### Aim of the task
Find each line containing the string "this" and return it.

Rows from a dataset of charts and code
***
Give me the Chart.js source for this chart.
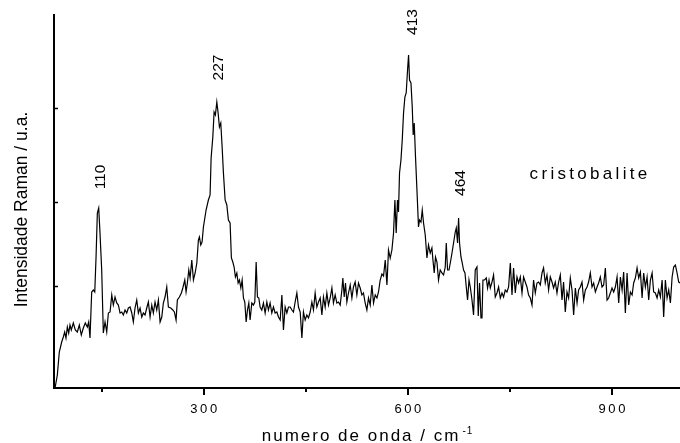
<!DOCTYPE html>
<html><head><meta charset="utf-8">
<script src="https://cdn.jsdelivr.net/npm/chart.js@4.4.0/dist/chart.umd.min.js"></script>
<style>html,body{margin:0;padding:0;background:#fff;}canvas{display:block;}</style>
</head><body>
<canvas id="c" width="680" height="443"></canvas>
<script>
// Raman shift (cm-1)
const waveNumbers = [
81.5,84.9,87.8,91.3,93.7,95.7,97.6,99.6,101.6,103.5,
105.4,108.4,111.3,114.3,117.2,120.1,123.1,126,129,131,
132.9,135.4,137.8,139.9,141.8,143.7,145.7,147.6,150.1,152.5,
155,157.5,159.9,162.4,164.9,167.2,169.7,172.2,174.6,177.1,
179.6,181.9,184.4,186.9,189.3,191.8,194.3,196.6,199.1,201.6,
204,206.5,209,211.3,213.8,216.3,218.7,221.2,223.7,226,
228.5,231,233.4,235.9,238.4,240.7,243.2,245.7,248.1,251.6,
254.6,256.9,259.4,261.3,264.3,267.2,269.3,272.2,274.1,276,
278.1,280,282.5,284.9,287.4,289.9,292.2,293.7,295.7,297.6,
299.6,303.5,306.9,309.4,310.9,313.4,315.3,317.2,319.3,321.2,
323.1,325.1,327.1,329,331.5,334,336.3,338.8,340.7,342.8,
344.7,346.6,348.7,350.6,352.5,354.6,356.5,358.4,360.4,362.4,
364.3,366.3,368.2,370.7,373.1,375.1,377.1,379,381,382.9,
385.4,387.8,390.3,392.8,395.1,397.6,400.1,402.5,405,407.5,
409.9,412.4,414.9,417.2,419.7,422.2,424.6,427.1,429.6,431.9,
434.4,436.9,439.3,441.8,444.3,446.6,449.1,451.6,454,456.5,
459,461.3,463.8,466.3,468.7,471.2,473.7,476,478.5,481,
483.4,485.9,488.4,490.7,493.2,495.7,498.1,500.6,503.1,504.5,
506.5,508.4,510.4,512.8,515.3,517.8,520.1,522.6,525.1,527.5,
530,532.5,534.8,537.3,539.8,542.2,544.7,547.2,549.6,552.1,
554.6,556.9,559.4,561.9,564.3,566.8,569.3,571.6,574.1,576.6,
579,581,582.9,584.8,586.3,587.8,589.9,591.8,593.7,595.7,
597.6,599.6,601.1,602.5,604.6,606.5,607.9,609.4,611.3,613.4,
615.7,617.2,619.3,621.2,623.1,625.6,628.1,630.4,632.9,635.4,
636.9,638.8,640.7,642.8,645.1,647.6,650.1,652.5,655,656.5,
658.4,660.5,662.4,664.9,667.2,669.7,671.2,673.1,674.6,676,
678.1,680,681.9,684,685.9,687.8,689.9,691.8,694.3,696.6,
699.1,701.6,703.5,705.4,707.5,709,710.4,712.8,715.3,717.2,
719.3,721.2,723.7,726,728.5,731,733.4,735.9,738.4,740.7,
743.2,745.7,748.1,750.6,753.1,755.4,757.9,760.4,762.8,765.3,
767.8,770.1,772.6,775.1,777.5,780,782.5,784.8,787.3,789.8,
792.2,794.7,797.2,799.5,802,804.5,806.9,809.4,811.9,814.2,
816.7,819.2,821.6,824.1,826.6,828.9,831.4,833.9,836.3,838.8,
841.3,843.7,846.2,848.7,851,853.5,856,858.4,860.9,863.4,
865.7,868.2,870.7,873.1,875.6,878.1,880.4,882.9,885.4,887.8,
890.3,892.8,895.1,897.6,900.1,902.5,905,907.5,909.9,912.4,
914.9,917.2,919.7,922.2,924.6,927.1,929.6,931.9,934.4,936.9,
939.3,941.8,944.3,946.6,949.1,951.6,954,956.5,959,961.3,
963.8,966.3,968.7,971.2,973.7,976,978.5,981,983.4,985.9,
988.4,990.7,993.2,995.7,998.1,1000.6
];
// Raman intensity (arbitrary units)
const ramanIntensity = [
0,13,36,46,51,56,50,61,55,63,
58,65,58,56,63,53,60,65,61,66,
50,96,98,96,131,175,180,155,118,55,
66,56,75,76,93,83,91,85,83,75,
76,73,78,75,80,81,75,66,80,88,
75,80,71,75,73,80,86,71,83,75,
86,78,88,66,71,85,91,101,81,80,
78,76,68,88,91,95,100,108,96,105,
118,110,128,108,115,125,148,151,143,146,
161,178,188,193,230,251,276,273,286,275,
261,265,241,215,188,183,168,165,130,126,
121,111,115,105,108,100,108,90,86,66,
78,85,68,85,83,86,126,91,90,81,
78,85,75,86,78,85,75,81,75,76,
71,68,93,58,81,75,81,81,78,76,
86,95,81,76,50,76,68,73,70,76,
86,78,95,81,86,90,73,91,81,95,
83,90,100,85,93,85,86,83,98,110,
91,105,86,95,103,90,101,106,93,105,
100,93,95,85,78,90,83,103,85,93,
90,96,108,114,112,128,103,138,130,138,
155,188,155,188,176,215,228,248,275,291,
295,318,333,308,305,281,253,265,231,198,
161,168,166,178,165,153,130,143,135,140,
128,115,131,126,108,118,115,113,121,145,
118,118,125,135,145,156,160,145,170,145,
131,125,118,115,101,88,108,101,88,73,
118,121,72,105,70,70,108,108,110,100,
108,100,106,113,91,95,101,90,95,91,
98,96,101,125,93,120,95,111,105,111,
95,111,106,101,93,90,83,108,95,105,
106,103,115,120,105,113,98,111,106,100,
106,95,106,113,88,106,76,96,90,110,
98,73,100,85,98,101,106,88,98,101,
106,115,101,105,96,101,105,111,101,103,
120,88,90,95,100,96,101,111,85,111,
98,116,75,115,83,96,93,105,110,120,
110,116,90,115,101,111,88,108,115,96,
95,90,98,91,108,71,108,90,98,85,
111,121,123,115,106,105
];
const xMajorTicks = [300, 600, 900];
const xMinorTicks = [150, 450, 750];
const yTickValues = [102, 186, 280];
const peakLabels = ['110', '227', '413', '464'];
const peakLabelX = [155, 329, 614, 684.4];
const peakLabelY = [211, 320.5, 366, 205];
const sampleName = 'cristobalite';
const sampleX = [779];
const sampleY = [214];
const xTitle = 'numero de onda / cm';
const xTitleSup = '-1';
const yTitle = 'Intensidade Raman / u.a.';

const FONT = '"Liberation Sans", Arial, Helvetica, sans-serif';

function spacedWidth(ctx, text, sp) {
  let w = 0;
  for (const ch of text) w += ctx.measureText(ch).width;
  return w + sp * (text.length - 1);
}
function drawSpaced(ctx, text, x, y, sp) {
  let xx = x;
  ctx.textAlign = 'left';
  for (const ch of text) { ctx.fillText(ch, xx, y); xx += ctx.measureText(ch).width + sp; }
  return xx - sp;
}

const decor = {
  id: 'decor',
  afterDraw(chart) {
    const {ctx, chartArea: a} = chart;
    const xs = chart.scales.x, ys = chart.scales.y;
    ctx.save();
    ctx.strokeStyle = '#000';
    ctx.fillStyle = '#000';
    ctx.lineWidth = 2;
    xMajorTicks.forEach(v => {
      const px = Math.round(xs.getPixelForValue(v));
      ctx.beginPath(); ctx.moveTo(px, a.bottom); ctx.lineTo(px, a.bottom + 7); ctx.stroke();
    });
    xMinorTicks.forEach(v => {
      const px = Math.round(xs.getPixelForValue(v));
      ctx.beginPath(); ctx.moveTo(px, a.bottom); ctx.lineTo(px, a.bottom + 4); ctx.stroke();
    });
    ctx.lineWidth = 1.5;
    yTickValues.forEach(v => {
      const py = Math.round(ys.getPixelForValue(v)) + 0.5;
      ctx.beginPath(); ctx.moveTo(a.left, py); ctx.lineTo(a.left + 4, py); ctx.stroke();
    });
    // tick labels
    ctx.font = '13px ' + FONT;
    ctx.textBaseline = 'alphabetic';
    xMajorTicks.forEach(v => {
      const px = xs.getPixelForValue(v);
      const w = spacedWidth(ctx, String(v), 2.6);
      drawSpaced(ctx, String(v), px - w / 2, 413, 2.6);
    });
    // x title
    ctx.font = '17px ' + FONT;
    const wMain = spacedWidth(ctx, xTitle, 2);
    ctx.font = '10px ' + FONT;
    const wSup = spacedWidth(ctx, xTitleSup, 1);
    const total = wMain + 4 + wSup;
    const cx = (a.left + a.right) / 2;
    ctx.font = '17px ' + FONT;
    const endX = drawSpaced(ctx, xTitle, cx - total / 2, 441, 2);
    ctx.font = '10px ' + FONT;
    drawSpaced(ctx, xTitleSup, endX + 4, 434, 1);
    // y title
    ctx.save();
    ctx.translate(26.5, (a.top + a.bottom) / 2 + 8);
    ctx.rotate(-Math.PI / 2);
    ctx.font = '17.5px ' + FONT;
    ctx.textAlign = 'center';
    ctx.fillText(yTitle, 0, 0);
    ctx.restore();
    // peak labels
    ctx.font = '15.5px ' + FONT;
    peakLabels.forEach((t, i) => {
      const px = xs.getPixelForValue(peakLabelX[i]);
      const py = ys.getPixelForValue(peakLabelY[i]);
      ctx.save();
      ctx.translate(px, py);
      ctx.rotate(-Math.PI / 2);
      ctx.textAlign = 'center';
      ctx.textBaseline = 'alphabetic';
      ctx.fillText(t, 0, 0);
      ctx.restore();
    });
    // sample name
    ctx.font = '17px ' + FONT;
    ctx.textBaseline = 'middle';
    drawSpaced(ctx, sampleName, xs.getPixelForValue(sampleX[0]), ys.getPixelForValue(sampleY[0]), 3.3);
    ctx.restore();
  }
};

new Chart(document.getElementById('c').getContext('2d'), {
  type: 'line',
  data: {
    datasets: [{
      data: waveNumbers.map((x, i) => ({x: x, y: ramanIntensity[i]})),
      borderColor: '#000',
      borderWidth: 1.2,
      pointRadius: 0,
      tension: 0,
      fill: false
    }]
  },
  options: {
    responsive: false,
    animation: false,
    devicePixelRatio: 1,
    layout: {padding: {left: 54, top: 15, right: 0, bottom: 55}},
    plugins: {legend: {display: false}, tooltip: {enabled: false}},
    scales: {
      x: {
        type: 'linear', min: 80, max: 1000,
        ticks: {display: false},
        grid: {display: false, drawTicks: false},
        border: {display: true, color: '#000', width: 2}
      },
      y: {
        type: 'linear', min: 0, max: 373,
        ticks: {display: false},
        grid: {display: false, drawTicks: false},
        border: {display: true, color: '#000', width: 2}
      }
    }
  },
  plugins: [decor]
});
</script>
</body></html>
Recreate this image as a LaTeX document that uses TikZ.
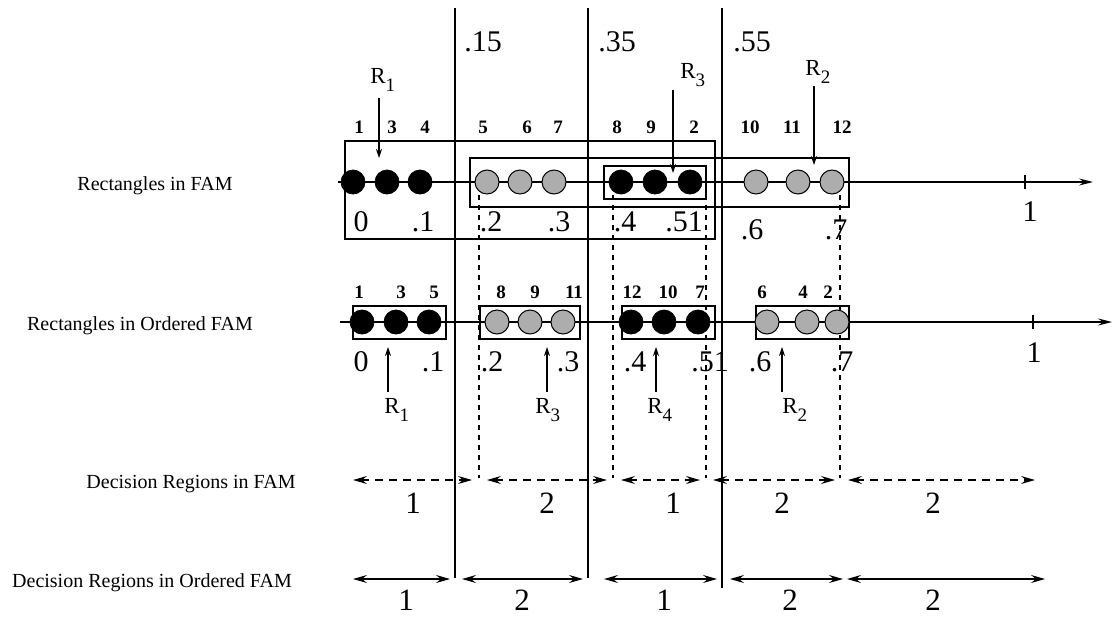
***
### Written response
Give me the Chart.js source for this chart.
Recreate this image as a LaTeX document that uses TikZ.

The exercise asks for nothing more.